A set $S\subseteq V$ of vertices of a graph $G$ is a \emph{$c$-clustered set} if it induces a subgraph with components of order at most $c$ each, and $\alpha_c(G)$ denotes the size of a largest $c$-clustered set. For any graph $G$ on $n$ vertices and treewidth $k$, we show that $\alpha_c(G) \geq \frac{c}{c+k+1}n$, which improves a result of Wood [arXiv:2208.10074, August 2022], while we construct $n$-vertex graphs $G$ of treewidth~$k$ with $\alpha_c(G)\leq \frac{c}{c+k}n$. In the case $c\leq 2$ or $k=1$ we prove the better lower bound $\alpha_c(G) \geq \frac{c}{c+k}n$, which settles a conjecture of Chappell and Pelsmajer [Electron.\ J.\ Comb., 2013] and is best-possible. Finally, in the case $c=3$ and $k=2$, we show $\alpha_c(G) \geq \frac{5}{9}n$ and which is best-possible.

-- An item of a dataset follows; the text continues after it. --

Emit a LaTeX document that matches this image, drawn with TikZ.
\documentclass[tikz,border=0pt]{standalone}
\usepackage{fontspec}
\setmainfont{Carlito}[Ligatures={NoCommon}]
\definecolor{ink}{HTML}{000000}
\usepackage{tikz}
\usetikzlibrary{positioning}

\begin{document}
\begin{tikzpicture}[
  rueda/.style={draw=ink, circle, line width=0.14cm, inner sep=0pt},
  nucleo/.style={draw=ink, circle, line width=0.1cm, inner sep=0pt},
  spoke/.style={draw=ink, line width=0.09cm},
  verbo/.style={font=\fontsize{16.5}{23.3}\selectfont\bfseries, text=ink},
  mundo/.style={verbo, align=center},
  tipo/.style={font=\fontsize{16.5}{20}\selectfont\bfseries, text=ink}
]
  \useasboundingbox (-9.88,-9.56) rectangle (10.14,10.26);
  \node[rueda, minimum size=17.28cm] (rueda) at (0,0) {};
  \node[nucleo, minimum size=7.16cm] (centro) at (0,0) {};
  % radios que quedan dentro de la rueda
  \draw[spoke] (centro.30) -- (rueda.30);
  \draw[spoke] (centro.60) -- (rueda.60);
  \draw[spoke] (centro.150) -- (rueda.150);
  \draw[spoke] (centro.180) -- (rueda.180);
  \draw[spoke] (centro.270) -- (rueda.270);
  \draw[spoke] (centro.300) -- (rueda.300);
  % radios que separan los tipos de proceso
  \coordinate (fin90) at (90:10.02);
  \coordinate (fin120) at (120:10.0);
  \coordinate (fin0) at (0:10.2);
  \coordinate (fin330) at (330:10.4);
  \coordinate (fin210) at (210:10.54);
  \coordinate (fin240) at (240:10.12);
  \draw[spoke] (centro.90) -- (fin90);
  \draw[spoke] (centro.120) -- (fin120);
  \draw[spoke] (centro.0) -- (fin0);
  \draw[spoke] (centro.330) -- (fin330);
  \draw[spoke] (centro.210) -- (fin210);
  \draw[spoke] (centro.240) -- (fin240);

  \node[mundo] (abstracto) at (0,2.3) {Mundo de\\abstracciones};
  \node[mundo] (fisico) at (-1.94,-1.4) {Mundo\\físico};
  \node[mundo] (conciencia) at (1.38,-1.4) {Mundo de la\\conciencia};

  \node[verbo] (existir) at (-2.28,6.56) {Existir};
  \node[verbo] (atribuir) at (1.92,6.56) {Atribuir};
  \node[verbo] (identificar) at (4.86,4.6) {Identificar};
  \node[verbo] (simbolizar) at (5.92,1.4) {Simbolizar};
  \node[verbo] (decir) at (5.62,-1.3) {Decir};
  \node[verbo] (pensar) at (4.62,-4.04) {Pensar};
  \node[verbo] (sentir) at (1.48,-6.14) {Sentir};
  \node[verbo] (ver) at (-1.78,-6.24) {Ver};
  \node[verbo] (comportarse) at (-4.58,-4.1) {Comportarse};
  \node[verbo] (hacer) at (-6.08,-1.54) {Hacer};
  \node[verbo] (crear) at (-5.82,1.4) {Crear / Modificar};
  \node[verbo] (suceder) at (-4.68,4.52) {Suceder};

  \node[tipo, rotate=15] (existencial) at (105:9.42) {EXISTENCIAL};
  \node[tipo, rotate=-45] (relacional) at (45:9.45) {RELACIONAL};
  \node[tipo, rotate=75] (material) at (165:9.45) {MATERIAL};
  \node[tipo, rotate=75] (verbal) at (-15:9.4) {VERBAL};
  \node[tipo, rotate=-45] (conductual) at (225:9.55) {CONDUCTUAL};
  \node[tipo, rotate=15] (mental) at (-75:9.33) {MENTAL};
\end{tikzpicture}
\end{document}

翻译：图$G$的顶点集$S\subseteq V$称为一个\emph{$c$-聚类集}，若其诱导子图的每个连通分支的阶数至多为$c$，并用$\alpha_c(G)$表示最大$c$-聚类集的大小。对于任意具有$n$个顶点和树宽$k$的图$G$，我们证明$\alpha_c(G) \geq \frac{c}{c+k+1}n$，改进了Wood [arXiv:2208.10074, 2022年8月]的结果；同时构造了树宽为$k$的$n$顶点图$G$满足$\alpha_c(G)\leq \frac{c}{c+k}n$。当$c\leq 2$或$k=1$时，我们证明了更优的下界$\alpha_c(G) \geq \frac{c}{c+k}n$，该结果解决了Chappell与Pelsmajer [Electron. J. Comb., 2013]的一个猜想且为最优的。最后，在$c=3$且$k=2$的情形下，我们证明$\alpha_c(G) \geq \frac{5}{9}n$，该结果同样是最优的。